Smoke test (automated)
The smoke harness lives entirely in the project Makefile. Per project
convention, CI invokes make smoke directly.
make smoke # default backends: prometheus, mimir, victoriametrics
make smoke BACKENDS=prometheus # single backend
make smoke BACKENDS="mimir victoriametrics"
make smoke-prometheus # convenience wrapper, equivalent to BACKENDS=prometheus
make smoke SMOKE_TIMEOUT=300 # tighter deadline (default 600s per backend)
make smoke SMOKE_POLL=5 # tighter poll interval (default 15s)
Each backend is brought up, polled for > 0 ingested series, and torn
down. The target depends on kar, so a fresh KAR is built first.
Pass/fail summary is printed at the end; on a timeout, the last 40
lines of the relevant container’s karaf.log are dumped before
teardown.
Verifying the plugin is active
# Karaf shell (default admin/admin)
ssh -p 8101 admin@localhost
Inside Karaf:
karaf@root()> feature:list | grep prometheus-remote-writer
karaf@root()> bundle:list | grep prometheus-remote-writer
karaf@root()> opennms:prometheus-writer-stats
For what opennms:prometheus-writer-stats reports, see
Operations.
Querying the backend
Once OpenNMS has collected a few samples (default interval: 5 minutes on a fresh provisioning), query the backend directly.
Prometheus:
curl 'http://localhost:9090/api/v1/series?match%5B%5D={__name__=~".%2B"}' | jq .
curl 'http://localhost:9090/api/v1/query?query=up' | jq .
Mimir (requires the X-Scope-OrgID header; tenant is e2e per the cfg):
curl -H 'X-Scope-OrgID: e2e' \
'http://localhost:9009/prometheus/api/v1/series?match%5B%5D={__name__=~".%2B"}' | jq .
VictoriaMetrics:
curl 'http://localhost:8428/api/v1/series?match%5B%5D={__name__=~".%2B"}' | jq .
Tear down
Use the same -f you brought the stack up with:
docker compose -f e2e/compose.prometheus.yml down -v --remove-orphans
-v removes the named data volumes (postgres, opennms, prometheus,
mimir, vm). Drop -v if you want to keep state across restarts.
Iterating on the plugin
The assembly/kar/target directory is mounted read-only into
/opt/opennms/deploy/. A rebuild of the KAR (make kar from the repo
root) does not auto-reload the plugin — Karaf’s hot-deploy watches
file timestamps, but the container sees the mount at a point in time.

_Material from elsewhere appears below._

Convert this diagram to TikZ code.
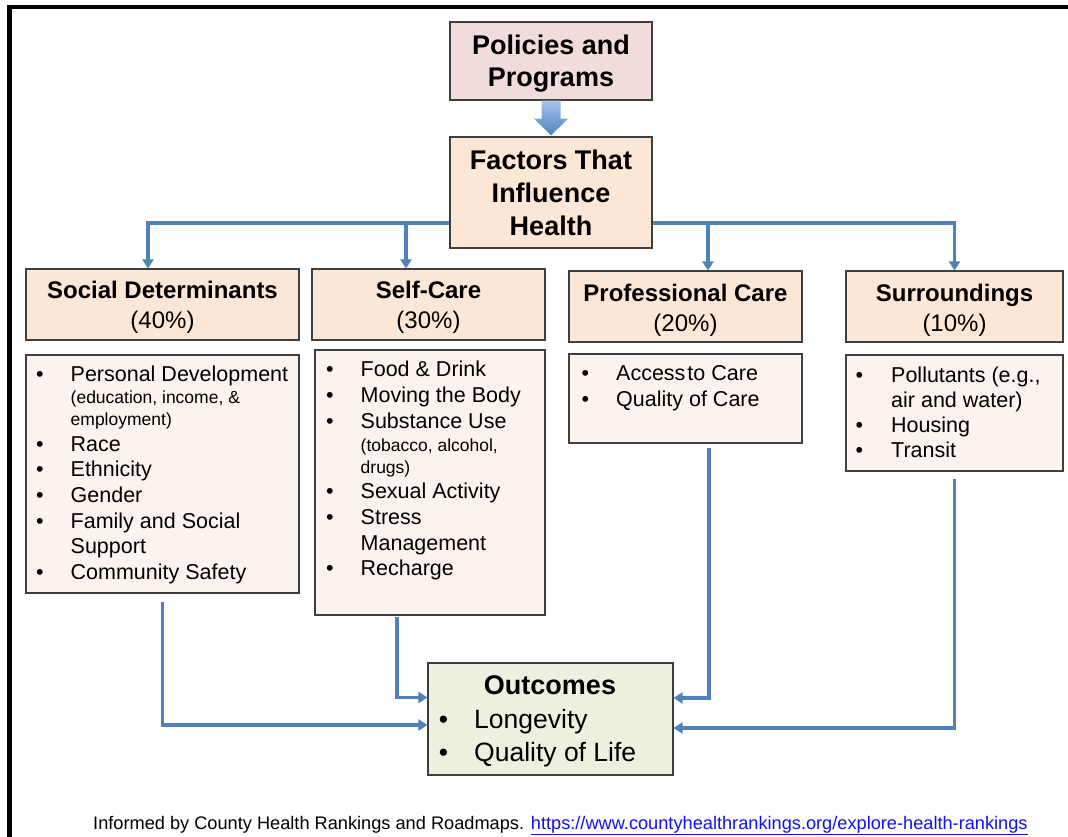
\documentclass[tikz,border=0pt]{standalone}
\usepackage{fontspec}
\setmainfont{Liberation Sans}
\usetikzlibrary{arrows.meta,calc}
\definecolor{polfill}{HTML}{F2DCDB}
\definecolor{catfill}{HTML}{FCE6D6}
\definecolor{listfill}{HTML}{FDF3EE}
\definecolor{outfill}{HTML}{EBF1DE}
\definecolor{edge}{HTML}{3F3F3F}
\definecolor{conncol}{HTML}{4F81BD}
\definecolor{arrowtop}{HTML}{A9C6F0}
\definecolor{linkcol}{HTML}{1010F0}
\newcommand\bu[1]{\llap{\textbullet\hspace{#1pt}}}
\newcommand\lt[5]{\node[#5,anchor=base west] (#1) at (#2,#3) {#4};}
\tikzset{
  box/.style={draw=edge, line width=1.1pt, inner sep=0pt, rectangle},
  lst/.style={inner sep=0pt, font=\fontsize{21.5}{26}\selectfont},
  sml/.style={inner sep=0pt, font=\fontsize{17.5}{22}\selectfont},
  big/.style={inner sep=0pt, font=\fontsize{26.5}{33}\selectfont},
  conn/.style={draw=conncol, line width=3.4pt},
  tip/.style={-{Triangle[length=9pt,width=11pt]}},
  cat/.style={box, fill=catfill},
  cattxt/.style={inner sep=0pt, align=center, font=\fontsize{24}{30}\selectfont},
  lbox/.style={box, fill=listfill},
}
\begin{document}
\begin{tikzpicture}[x=1pt,y=-1pt]
\useasboundingbox (0,0) rectangle (1068,837);
% frame
\draw[line width=4.5pt] (9.5,837) -- (9.5,7) -- (1068,7);

% top boxes
\node[box, fill=polfill, minimum width=202, minimum height=78] (pol) at (551,61) {};
\node[inner sep=0pt, align=center, font=\bfseries\fontsize{27}{32}\selectfont] (polT) at ($(pol.center)+(0,3)$) {Policies and\\Programs};
\node[box, fill=catfill, minimum width=202, minimum height=111, align=center,
      font=\bfseries\fontsize{27}{33}\selectfont] (fac) at (551,192.5) {Factors That\\Influence\\Health};

% block arrow
\shade[top color=arrowtop, bottom color=conncol]
  ($(pol.south)+(-9.5,0)$) -- ($(pol.south)+(9.5,0)$) -- ($(pol.south)+(9.5,18)$)
  -- ($(pol.south)+(17,18)$) -- ($(fac.north)+(0,-1)$) -- ($(pol.south)+(-17,18)$)
  -- ($(pol.south)+(-9.5,18)$) -- cycle;

% category boxes
\node[cat, minimum width=273, minimum height=71] (socT) at (162.5,304.5) {};
\node[cat, minimum width=233, minimum height=71] (careT) at (428.5,304.5) {};
\node[cat, minimum width=233, minimum height=71] (profT) at (685.5,306.5) {};
\node[cat, minimum width=217, minimum height=71] (surT) at (954.5,306.5) {};
\node[cattxt] (socX) at ($(socT.center)+(0,3)$) {\textbf{Social Determinants}\\(40\%)};
\node[cattxt] (careX) at ($(careT.center)+(0,3)$) {\textbf{Self-Care}\\(30\%)};
\node[cattxt] (profX) at ($(profT.center)+(0,3.5)$) {\textbf{Professional Care}\\(20\%)};
\node[cattxt] (surX) at ($(surT.center)+(0,3.5)$) {\textbf{Surroundings}\\(10\%)};

% list boxes
\node[lbox, minimum width=273, minimum height=238] (socL) at (162.5,474) {};
\node[lbox, minimum width=230, minimum height=265] (careL) at (430,482.5) {};
\node[lbox, minimum width=233, minimum height=89] (profL) at (685.5,398.5) {};
\node[lbox, minimum width=217, minimum height=116] (surL) at (954.5,413) {};
\node[box, fill=outfill, minimum width=245, minimum height=112] (out) at (550.5,719) {};

% social list
\lt{s1}{70.5}{381}{\bu{27}Personal Development}{lst}
\lt{s2}{70.5}{403}{(education, income, \&}{sml}
\lt{s3}{70.5}{425}{employment)}{sml}
\lt{s4}{70.5}{451}{\bu{27}Race}{lst}
\lt{s5}{70.5}{476.5}{\bu{27}Ethnicity}{lst}
\lt{s6}{70.5}{502}{\bu{27}Gender}{lst}
\lt{s7}{70.5}{528}{\bu{27}Family and Social}{lst}
\lt{s8}{70.5}{553}{Support}{lst}
\lt{s9}{70.5}{579}{\bu{27}Community Safety}{lst}

% self-care list
\lt{c1}{360.5}{376}{\bu{27}Food \& Drink}{lst}
\lt{c2}{360.5}{402}{\bu{27}Moving the Body}{lst}
\lt{c3}{360.5}{428}{\bu{27}Substance Use}{lst}
\lt{c4}{360.5}{451}{(tobacco, alcohol,}{sml}
\lt{c5}{360.5}{473}{drugs)}{sml}
\lt{c6}{360.5}{498}{\bu{27}Sexual Activity}{lst}
\lt{c7}{360.5}{524}{\bu{27}Stress}{lst}
\lt{c8}{360.5}{550}{Management}{lst}
\lt{c9}{360.5}{575}{\bu{27}Recharge}{lst}

% professional list
\lt{p1}{616}{380}{\bu{27}Access\hspace{2pt}to Care}{lst}
\lt{p2}{616}{406}{\bu{27}Quality of Care}{lst}

% surroundings list
\lt{r1}{891}{382}{\bu{28}Pollutants (e.g.,}{lst}
\lt{r2}{891}{407}{air and water)}{lst}
\lt{r3}{891}{432}{\bu{28}Housing}{lst}
\lt{r4}{891}{457}{\bu{28}Transit}{lst}

% outcomes
\node[inner sep=0pt, anchor=base, font=\bfseries\fontsize{27}{33}\selectfont] (o1) at (550,694.5) {Outcomes};
\lt{o2}{474}{728}{\bu{26}Longevity}{big}
\lt{o3}{474}{761}{\bu{26}Quality of Life}{big}

% top connectors
\coordinate (bus) at (0,223);
\coordinate (dA) at (148,0);
\coordinate (dB) at (406,0);
\coordinate (dC) at (708,0);
\draw[conn,tip] (fac.west |- bus) -| (socT.north -| dA);
\draw[conn,tip] (bus -| dB) -- (careT.north -| dB);
\draw[conn,tip] (fac.east |- bus) -| (surT.north);
\draw[conn,tip] (bus -| dC) -- (profT.north -| dC);

% bottom connectors
\coordinate (yA) at (0,725);
\coordinate (xB) at (397,0);
\coordinate (yB) at (0,697.5);
\coordinate (xC) at (709,0);
\coordinate (yC) at (0,698);
\coordinate (yD) at (0,728);
\draw[conn,tip] ($(socL.south)+(0,8)$) |- (out.west |- yA);
\draw[conn,tip] ($(careL.south -| xB)+(0,1)$) |- (out.west |- yB);
\draw[conn,tip] ($(profL.south -| xC)+(0,4)$) |- (out.east |- yC);
\draw[conn,tip] ($(surL.south)+(0,7)$) |- (out.east |- yD);

% footer
\node[inner sep=0pt, anchor=base west, font=\fontsize{18.2}{20}\selectfont] (foot) at (93,829)
  {Informed by County Health Rankings and Roadmaps. \textcolor{linkcol}{\underline{https://www.countyhealthrankings.org/explore-health-rankings}}};
\end{tikzpicture}
\end{document}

To reload a freshly built KAR:
# From the repo root
make kar
# Restart only the core container (use whichever compose file is active)
docker compose -f e2e/compose.prometheus.yml restart core
Or, inside the Karaf shell, feature:uninstall + feature:install
cycles the plugin without restarting the container.
What’s NOT exercised here
-
Minion / remote pollers — this is a single-core sandbox.
-
ActiveMQ / Kafka messaging — not needed for the local TSS path.
-
TLS / auth to the backend — all cleartext on the compose network.
-
Multi-tenant routing beyond Mimir’s default
e2etenant. -
Dashboards — Grafana is provisioned with a datasource only; build dashboards on top in Explore or by dropping JSON under a
grafana/dashboards/provisioning directory.